The problem is the slow pace at which the U.S. government typically moves to adopt change, according to Wired. In a letter posted on Medium, Treasury Secretary Jacob Lew said the Bureau of Engraving and Printing will unveil new looks for the $5, $10 and $20 bills in 2020 in honor of the 100th anniversary of women's suffrage.
The new bills won't go into circulation then, however; they'll merely be shown to the public. It could take many more years to pass before the average American has a wallet full of Harriet Tubman $20s.

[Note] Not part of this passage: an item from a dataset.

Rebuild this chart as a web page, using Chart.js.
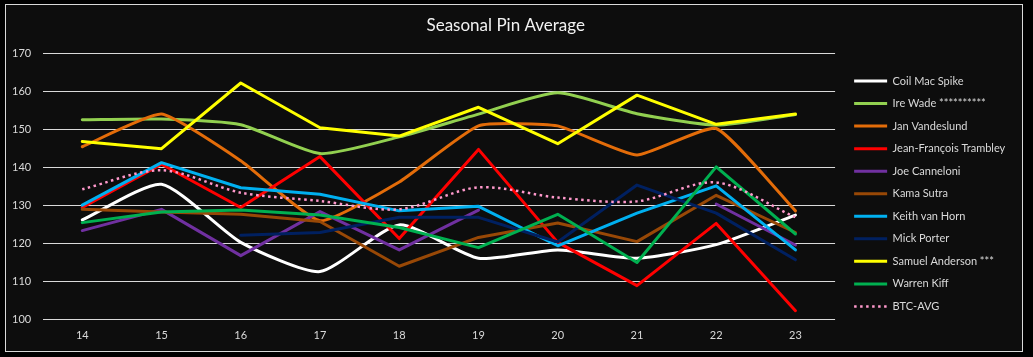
<!DOCTYPE html>
<html>
<head>
<meta charset="utf-8">
<script src="https://cdn.jsdelivr.net/npm/chart.js@4"></script>
<style>
  html, body { margin: 0; padding: 0; background: #000; }
  #frame { position: absolute; left: 5px; top: 4px; width: 1016px; height: 346px; border: 1px solid #d9d9d9; background: #0d0d0d; }
  canvas { display: block; }
</style>
</head>
<body>
<div id="frame"><canvas id="c" width="1016" height="346"></canvas></div>
<script>
const seasons = ['14','15','16','17','18','19','20','21','22','23'];

const coilMacSpike   = [126.1, 135.5, 120.2, 112.5, 124.8, 116.0, 118.2, 116.0, 119.6, 127.4];
const ireWade        = [152.5, 152.7, 151.2, 143.6, 148.0, 154.0, 159.6, 154.1, 151.1, 153.9];
const janVandeslund  = [145.4, 154.0, 141.7, 125.9, 136.1, 150.9, 150.9, 143.2, 150.2, 128.5];
const jeanFrancois   = [129.4, 140.8, 129.4, 142.8, 121.2, 144.7, 120.2, 108.8, 125.2, 102.2];
const joeCanneloni   = [123.3, 128.9, 116.7, 128.3, 118.2, 128.7, null, null, 130.3, 119.5];
const kamaSutra      = [128.9, 128.2, 127.6, 125.7, 113.9, 121.5, 125.3, 120.4, 132.6, 122.8];
const keithVanHorn   = [130.0, 141.2, 134.6, 132.9, 128.5, 129.7, 119.3, 127.9, 135.1, 118.2];
const mickPorter     = [null, null, 122.1, 122.8, 126.8, 126.8, 120.3, 135.3, 127.9, 115.6];
const samuelAnderson = [146.8, 144.9, 162.2, 150.4, 148.2, 155.8, 146.2, 159.0, 151.3, 154.0];
const warrenKiff     = [125.4, 128.2, 128.7, 127.4, 124.1, 118.8, 127.6, 114.9, 140.1, 122.4];
const btcAvg         = [134.2, 139.2, 133.3, 131.1, 128.9, 134.7, 132.0, 131.0, 136.0, 126.8];

const yTicks = [100, 110, 120, 130, 140, 150, 160, 170];

const seriesNames = ['Coil Mac Spike', 'Ire Wade **********', 'Jan Vandeslund', 'Jean-François Trambley',
  'Joe Canneloni', 'Kama Sutra', 'Keith van Horn', 'Mick Porter', 'Samuel Anderson ***', 'Warren Kiff', 'BTC-AVG'];
const seriesData = [coilMacSpike, ireWade, janVandeslund, jeanFrancois, joeCanneloni, kamaSutra,
  keithVanHorn, mickPorter, samuelAnderson, warrenKiff, btcAvg];
const seriesColors = ['#ffffff', '#92d050', '#e36c09', '#ff0000', '#7030a0', '#984806',
  '#00b0f0', '#002060', '#ffff00', '#00b050', '#ff99cc'];
const seriesTension = [0.2, 0.2, 0.15, 0, 0, 0, 0, 0, 0, 0, 0.3];

const datasets = seriesNames.map((name, i) => {
  const dotted = name === 'BTC-AVG';
  return {
    label: name,
    data: seriesData[i],
    borderColor: seriesColors[i],
    backgroundColor: seriesColors[i],
    borderWidth: dotted ? 2.5 : 3,
    borderDash: dotted ? [2.5, 3.5] : [],
    borderCapStyle: dotted ? 'butt' : 'round',
    borderJoinStyle: 'round',
    tension: seriesTension[i],
    pointRadius: 0,
    pointHoverRadius: 0,
    fill: false,
    order: -i
  };
});

new Chart(document.getElementById('c'), {
  type: 'line',
  data: { labels: seasons, datasets },
  options: {
    responsive: false,
    animation: false,
    layout: { padding: { left: -5.5, right: 11, top: 0, bottom: 0 } },
    plugins: {
      tooltip: { enabled: false },
      title: {
        display: true,
        text: 'Seasonal Pin Average',
        color: '#f2f2f2',
        font: { family: 'Lato', size: 17, weight: 'normal' },
        padding: { top: 10, bottom: 18 }
      },
      legend: {
        display: true,
        position: 'right',
        align: 'start',
        title: { display: true, text: ' ', font: { size: 1 }, padding: { top: 57.8, bottom: 0 } },
        labels: {
          color: '#d9d9d9',
          font: { family: 'Lato', size: 11 },
          usePointStyle: true,
          pointStyle: 'line',
          pointStyleWidth: 33,
          padding: 11.54,
          sort: (a, b) => a.datasetIndex - b.datasetIndex,
          generateLabels: chart => {
            const items = Chart.defaults.plugins.legend.labels.generateLabels(chart);
            items.forEach(it => {
              const ds = chart.data.datasets[it.datasetIndex];
              it.lineDash = ds.borderDash;
              it.lineWidth = ds.borderWidth;
              it.strokeStyle = ds.borderColor;
              it.lineCap = 'butt';
              it.pointStyle = 'line';
            });
            return items;
          }
        }
      }
    },
    scales: {
      x: {
        type: 'category',
        offset: true,
        grid: { display: false, drawTicks: false },
        border: { display: false },
        ticks: { color: '#d9d9d9', font: { family: 'Lato', size: 11 }, padding: 9.4, maxRotation: 0 }
      },
      y: {
        min: yTicks[0],
        max: yTicks[yTicks.length - 1],
        afterBuildTicks: s => { s.ticks = yTicks.map(v => ({ value: v })); },
        grid: { color: '#d9d9d9', lineWidth: 1, drawTicks: false },
        border: { display: false },
        ticks: { color: '#d9d9d9', font: { family: 'Lato', size: 11 }, padding: 11.5 }
      },
      spacer: {
        type: 'linear',
        position: 'right',
        display: true,
        grid: { display: false },
        border: { display: false },
        ticks: { display: false },
        afterFit: s => { s.width = 7.5; }
      }
    }
  }
});
</script>
</body>
</html>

The hold-up is in part due to security concerns: The blue anti-counterfeit strip on the $100 bill took 15 years to develop. The Treasury is also committed to making the new bills more accessible for the visually impaired, meaning that they may have to develop new texture details. In true vague government fashion, a Treasury spokesperson said it's impossible to predict when the new bills will be ready.

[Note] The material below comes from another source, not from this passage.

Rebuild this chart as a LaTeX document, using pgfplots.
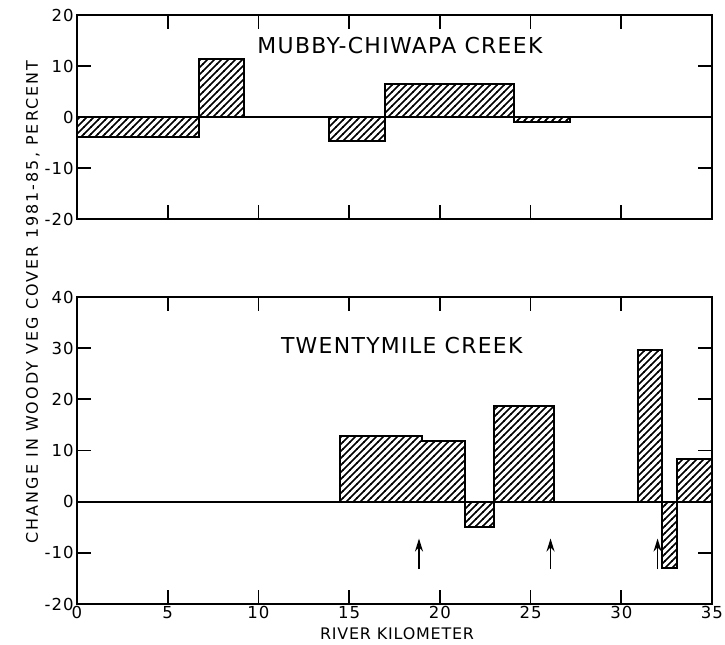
\documentclass[border=0pt]{standalone}
\usepackage{pgfplots}
\pgfplotsset{compat=1.18}
\usetikzlibrary{patterns,arrows.meta}
\usepackage{fontspec}
\setmainfont{DejaVu Sans}[LetterSpace=6]
\newfontfamily\widefont{DejaVu Sans}[LetterSpace=13]
\newfontfamily\widerfont{DejaVu Sans}[LetterSpace=5]

\pgfdeclarepatternformonly{hatch}{\pgfqpoint{-1bp}{-1bp}}{\pgfqpoint{4.5bp}{4.5bp}}{\pgfqpoint{3.5bp}{3.5bp}}{%
  \pgfsetlinewidth{0.75bp}%
  \pgfpathmoveto{\pgfqpoint{-0.2bp}{-0.2bp}}%
  \pgfpathlineto{\pgfqpoint{3.7bp}{3.7bp}}%
  \pgfusepath{stroke}}

\pgfplotstableread{
x y
0 -3.9
6.75 11.3
9.2 0
13.9 -4.7
17.0 6.5
24.1 -1.0
27.2 0
35 0
}\topdata

\pgfplotstableread{
x y
0 0
14.5 12.9
19.0 11.8
21.4 -5.0
23.0 18.7
26.3 -0.15
30.9 29.7
32.25 -13.0
33.05 8.3
35 8.3
}\botdata

\pgfplotstableread{
x y v
18.85 -13.2 6.0
26.1 -13.2 6.0
32.0 -13.2 6.0
}\arrowdata

\begin{document}
\begin{tikzpicture}
\useasboundingbox (-38.5bp,-20.5bp) rectangle (324bp,302bp);
\pgfplotsset{
  every axis/.append style={
    scale only axis, width=317.5bp, xmin=0, xmax=35,
    axis line style={line width=1bp},
    major tick length=7bp,
    tick style={line width=0.9bp, black},
    xtick={0,5,...,35},
    tick align=inside,
    /pgf/number format/assume math mode=true,
    ticklabel style={font=\fontsize{8.3}{10}\selectfont},
    yticklabel style={inner sep=1.5bp},
    xticklabel style={inner sep=1bp},
  }
}
% top panel
\begin{axis}[at={(0,192.5bp)}, anchor=south west, height=102bp,
  ymin=-20, ymax=20, ytick={-20,-10,...,20}, xticklabels={}]
\addplot[ybar interval, pattern=hatch, draw=none] table {\topdata};
\addplot[const plot, black, line width=1bp] table {\topdata};
\addplot[black, line width=1bp] coordinates {(0,0) (35,0)};
\node[font=\fontsize{11}{13}\selectfont] at (axis cs:17.8,14.0) {MUBBY-CHIWAPA CREEK};
\end{axis}
% bottom panel
\begin{axis}[at={(0,0)}, anchor=south west, height=153.5bp,
  ymin=-20, ymax=40, ytick={-20,-10,...,40}]
\addplot[ybar interval, pattern=hatch, draw=none] table {\botdata};
\addplot[const plot, black, line width=1bp] table {\botdata};
\addplot[black, line width=1bp] coordinates {(0,0) (35,0)};
\addplot[black, line width=0.9bp, -{Stealth[length=6.5bp,width=4bp]},
  quiver={u=0, v=\thisrow{v}}] table {\arrowdata};
\node[font=\fontsize{11}{13}\selectfont] at (axis cs:17.9,30.6) {TWENTYMILE CREEK};
\end{axis}
\node[rotate=90, font=\widefont\fontsize{8}{9}\selectfont] at (-22bp,151bp) {CHANGE IN WOODY VEG COVER 1981-85, PERCENT};
\node[font=\widerfont\fontsize{8}{9}\selectfont] at (160bp,-15bp) {RIVER KILOMETER};
\end{tikzpicture}
\end{document}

Tubman is not the only feminist who will appear on the redesigned bills. Revamped versions of the $10 bill will feature women's rights activists Lucretia Mott, Sojourner Truth, Susan B. Anthony, Elizabeth Cady Stanton and Alice Paul, while new $5 bills will honor Marian Anderson and Eleanor Roosevelt. In all cases, it's expected that these bills will be presented to the public in 2020, but it's unclear when, exactly, they'll be available to the public.
Some experts question whether we'll ever be able to hold a Harriet bill in our hands. As startups like Square and currencies like Bitcoin gain popularity, some have gone so far as to predict the demise of cash—meaning that by the time Harriet is in circulation, carrying cash could be a thing of the past.
Still, that possibility seems unlikely: Cash in circulation in the U.S. grew 42% between 2007 and 2012, and its benefits—such as the inability to trace it—mean that some people will likely never stop using it, at least not within the next several decades.